◆ What you have to do ◆
Where a line holds the word "matplotlib", copy that line.

◆ Dataset content ◆
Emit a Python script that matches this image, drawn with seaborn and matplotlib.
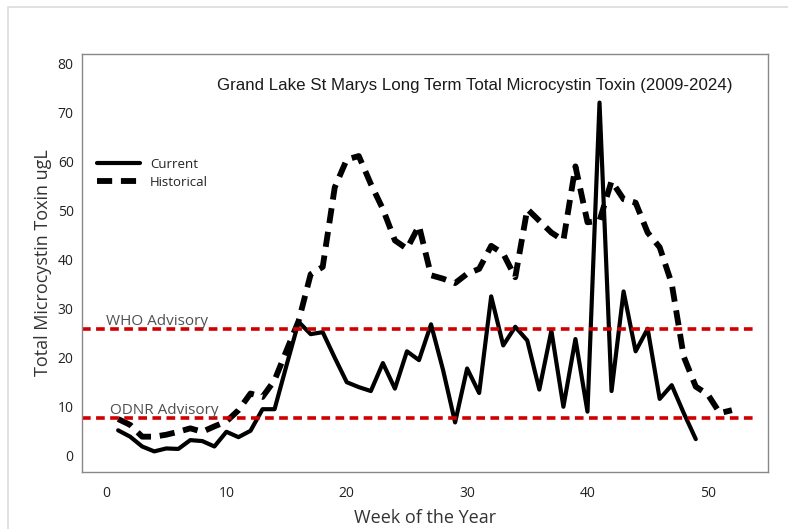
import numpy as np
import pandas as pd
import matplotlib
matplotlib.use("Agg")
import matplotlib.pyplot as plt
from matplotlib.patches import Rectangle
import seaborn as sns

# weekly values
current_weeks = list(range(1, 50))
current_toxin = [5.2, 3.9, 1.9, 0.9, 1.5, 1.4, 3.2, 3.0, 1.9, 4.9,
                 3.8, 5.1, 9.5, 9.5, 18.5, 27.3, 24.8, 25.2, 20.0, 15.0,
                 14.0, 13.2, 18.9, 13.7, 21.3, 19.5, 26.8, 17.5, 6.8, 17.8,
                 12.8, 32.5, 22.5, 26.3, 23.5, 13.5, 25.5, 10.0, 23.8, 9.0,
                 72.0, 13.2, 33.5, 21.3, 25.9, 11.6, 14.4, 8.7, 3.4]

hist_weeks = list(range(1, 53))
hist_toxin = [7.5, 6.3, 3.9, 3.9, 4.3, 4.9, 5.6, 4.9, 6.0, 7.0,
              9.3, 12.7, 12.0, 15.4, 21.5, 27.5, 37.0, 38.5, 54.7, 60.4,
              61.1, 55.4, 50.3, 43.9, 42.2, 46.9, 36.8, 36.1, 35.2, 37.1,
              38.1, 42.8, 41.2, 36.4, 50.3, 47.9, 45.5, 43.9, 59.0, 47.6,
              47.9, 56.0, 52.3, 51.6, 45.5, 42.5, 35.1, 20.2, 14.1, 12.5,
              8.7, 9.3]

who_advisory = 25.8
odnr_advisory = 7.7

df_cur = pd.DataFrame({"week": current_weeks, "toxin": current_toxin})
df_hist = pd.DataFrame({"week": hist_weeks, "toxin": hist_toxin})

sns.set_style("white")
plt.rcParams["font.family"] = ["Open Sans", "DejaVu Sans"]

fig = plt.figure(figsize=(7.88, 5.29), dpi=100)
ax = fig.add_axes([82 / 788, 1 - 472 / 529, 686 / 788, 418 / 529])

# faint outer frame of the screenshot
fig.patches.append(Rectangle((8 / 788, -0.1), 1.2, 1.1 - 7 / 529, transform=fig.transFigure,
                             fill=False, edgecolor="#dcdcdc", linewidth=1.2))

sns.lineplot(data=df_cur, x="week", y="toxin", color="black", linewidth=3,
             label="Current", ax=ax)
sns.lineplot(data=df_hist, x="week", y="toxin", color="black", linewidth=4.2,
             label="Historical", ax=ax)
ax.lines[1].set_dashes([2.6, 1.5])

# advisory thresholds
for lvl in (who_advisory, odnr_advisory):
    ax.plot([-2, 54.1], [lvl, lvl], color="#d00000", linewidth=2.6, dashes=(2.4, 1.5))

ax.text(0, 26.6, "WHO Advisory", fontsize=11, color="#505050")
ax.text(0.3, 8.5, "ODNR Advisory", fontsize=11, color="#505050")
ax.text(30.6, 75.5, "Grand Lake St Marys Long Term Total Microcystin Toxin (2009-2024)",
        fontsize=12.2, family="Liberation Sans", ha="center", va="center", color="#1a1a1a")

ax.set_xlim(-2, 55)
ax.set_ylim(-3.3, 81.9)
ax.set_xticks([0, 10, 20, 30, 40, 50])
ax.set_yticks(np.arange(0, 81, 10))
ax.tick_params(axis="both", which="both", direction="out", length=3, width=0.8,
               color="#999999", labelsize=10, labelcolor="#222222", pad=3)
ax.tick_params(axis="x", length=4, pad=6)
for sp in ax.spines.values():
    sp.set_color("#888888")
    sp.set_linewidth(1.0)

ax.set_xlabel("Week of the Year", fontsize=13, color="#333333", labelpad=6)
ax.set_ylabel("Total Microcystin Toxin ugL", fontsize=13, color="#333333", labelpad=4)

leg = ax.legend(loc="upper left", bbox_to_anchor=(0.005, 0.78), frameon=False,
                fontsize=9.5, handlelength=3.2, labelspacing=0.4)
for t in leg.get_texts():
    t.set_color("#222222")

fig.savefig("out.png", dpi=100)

◆ Output ◆
Emit a Python script that matches this image, drawn with seaborn and matplotlib.
import matplotlib
matplotlib.use("Agg")
import matplotlib.pyplot as plt
from matplotlib.patches import Rectangle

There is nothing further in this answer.